Champions is an important book, simultaneously a fun/entertaining superhero story and a powerful model of how to honestly make the world a better place. As a general rule, I’m wary of team books. Basically I see them as crossover hubs. (To be fair, I already love (and regularly read) Ms. Marvel, Spider-Man, and Hulk’s solo adventures (plus I loved The Vision) so how bad could potential crossovers be?) But I loved Mark Waid and Adam Kubert’s All New, All Different Avengers so – with Andrew’s urging – I was willing to try Mark Waid and Hamburto Ramos’ Champions. By the end of Champions #1 I knew I’d found a title I couldn’t live without. It’s joined my list of indispensible comic books. Champions is a title that makes me both excited and proud to be reading comics again.

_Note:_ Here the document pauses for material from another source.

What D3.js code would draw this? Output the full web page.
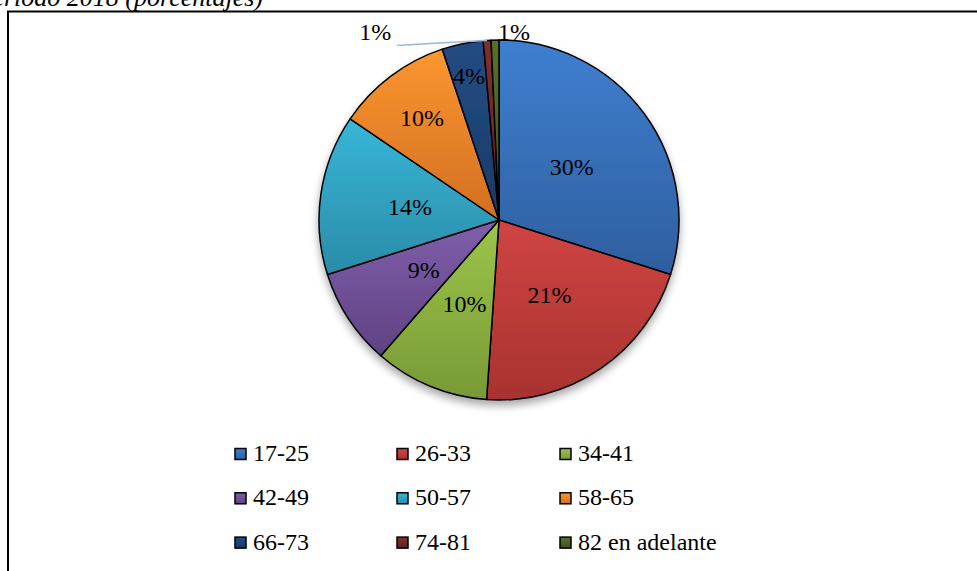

The grown-ups have broken the world, yes…and somebody has to fix it. Amen! In issue #4 Kamala says, “We’ve already said that anyone who wants change in this world can call themselves a Champion. I bet there’s someone out there who’s taking that to heart right now!” It’s an inspiring line, perfectly fitting the tone of the book and Ms. Marvel’s character. However, the question remains…will you or I have the courage to be that person? Will we choose to be Champions?